While our tips help to support an economic system, this is not always the first thing we think about when we are dining out. Tipping in most cases is a voluntary act (in other cases, a provider can include a base tip for certain types of event and party size). Nonetheless, as you work on your food budget, make sure you include tips in the price for eating out and consider these factors that may influence what you leave for your server:

  • Type of meal: Take advantage of kids' meal and older patrons' reduced meal prices. Some restaurants offer reduced meals for children on specific days of the week. For example, $1.99 kids meal that includes an entrée, a drink, and dessert.
  • Portion size: Many food establishments serve large portion sizes for some meals. If you are like some members of my family and you don't like leftovers, avoid meal types that result in a lot of food waste and chose smaller portions that cost less.
  • Type of food and restaurant: If you have a specific diet or have picky eaters in your household, be reminded that additions and changes to the restaurant menu items may cost you more, and thus affect the amount you tip.

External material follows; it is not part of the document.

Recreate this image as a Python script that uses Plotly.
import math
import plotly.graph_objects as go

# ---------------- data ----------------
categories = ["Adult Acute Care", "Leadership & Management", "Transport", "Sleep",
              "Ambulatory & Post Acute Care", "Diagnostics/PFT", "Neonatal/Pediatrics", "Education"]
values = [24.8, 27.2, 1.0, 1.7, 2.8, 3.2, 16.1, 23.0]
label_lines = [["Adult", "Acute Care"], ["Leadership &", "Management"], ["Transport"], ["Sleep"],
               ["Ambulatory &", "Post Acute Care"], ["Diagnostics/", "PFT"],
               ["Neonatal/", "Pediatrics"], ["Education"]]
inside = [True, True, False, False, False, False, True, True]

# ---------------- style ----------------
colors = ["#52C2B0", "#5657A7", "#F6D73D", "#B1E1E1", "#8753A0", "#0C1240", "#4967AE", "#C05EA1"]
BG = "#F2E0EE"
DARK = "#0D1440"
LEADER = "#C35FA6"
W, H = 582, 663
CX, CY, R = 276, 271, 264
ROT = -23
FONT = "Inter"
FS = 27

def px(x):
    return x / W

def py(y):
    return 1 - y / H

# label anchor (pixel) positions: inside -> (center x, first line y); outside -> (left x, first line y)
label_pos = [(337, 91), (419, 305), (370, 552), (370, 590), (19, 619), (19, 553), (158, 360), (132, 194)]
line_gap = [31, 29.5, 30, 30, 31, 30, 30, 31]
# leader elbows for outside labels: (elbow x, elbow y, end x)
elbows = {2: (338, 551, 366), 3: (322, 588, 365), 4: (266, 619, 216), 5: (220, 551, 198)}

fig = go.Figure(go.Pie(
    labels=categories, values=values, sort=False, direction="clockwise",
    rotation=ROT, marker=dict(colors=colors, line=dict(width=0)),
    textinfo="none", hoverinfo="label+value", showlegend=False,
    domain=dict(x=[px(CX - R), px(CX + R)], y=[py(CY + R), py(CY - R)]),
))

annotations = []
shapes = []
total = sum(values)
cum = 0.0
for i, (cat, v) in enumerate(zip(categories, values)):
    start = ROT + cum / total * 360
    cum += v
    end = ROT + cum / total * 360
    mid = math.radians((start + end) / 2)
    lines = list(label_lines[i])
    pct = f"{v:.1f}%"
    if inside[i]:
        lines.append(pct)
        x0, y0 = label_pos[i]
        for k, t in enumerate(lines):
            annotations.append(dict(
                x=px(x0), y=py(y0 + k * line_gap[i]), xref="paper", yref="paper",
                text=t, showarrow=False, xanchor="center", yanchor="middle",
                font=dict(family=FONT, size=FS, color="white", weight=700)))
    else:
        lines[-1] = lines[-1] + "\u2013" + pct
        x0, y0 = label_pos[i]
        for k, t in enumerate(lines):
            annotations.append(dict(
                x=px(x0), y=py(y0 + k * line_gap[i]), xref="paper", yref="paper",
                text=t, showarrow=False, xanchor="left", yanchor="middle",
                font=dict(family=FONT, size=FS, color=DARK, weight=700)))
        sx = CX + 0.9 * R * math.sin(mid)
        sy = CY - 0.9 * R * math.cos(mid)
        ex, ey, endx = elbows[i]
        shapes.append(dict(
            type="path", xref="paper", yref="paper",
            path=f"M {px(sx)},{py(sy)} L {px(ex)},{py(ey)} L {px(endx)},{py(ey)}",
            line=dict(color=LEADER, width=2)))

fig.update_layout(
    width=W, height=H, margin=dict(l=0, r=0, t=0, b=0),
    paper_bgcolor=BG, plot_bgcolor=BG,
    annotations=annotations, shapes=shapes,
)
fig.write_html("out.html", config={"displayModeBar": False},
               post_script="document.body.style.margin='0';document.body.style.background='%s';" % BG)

  • The right amount: Some service providers have adopted ways to make it easier for customers to tip. For example, some restaurants have self-check with a prompt that suggests, "10%, 15%, 20%, Customize, or No Tip". This allows customers to determine how much they would like to leave in tip.

Tips are an important source of income for many service staff, and it is a voluntary behavior that is embedded in our social-economic system. As it relates to our behaviors as consumers, it is important to consider how leaving "extra" money fits into our food or eating out budget. This also allows us to remain mindful of our tipping behaviors.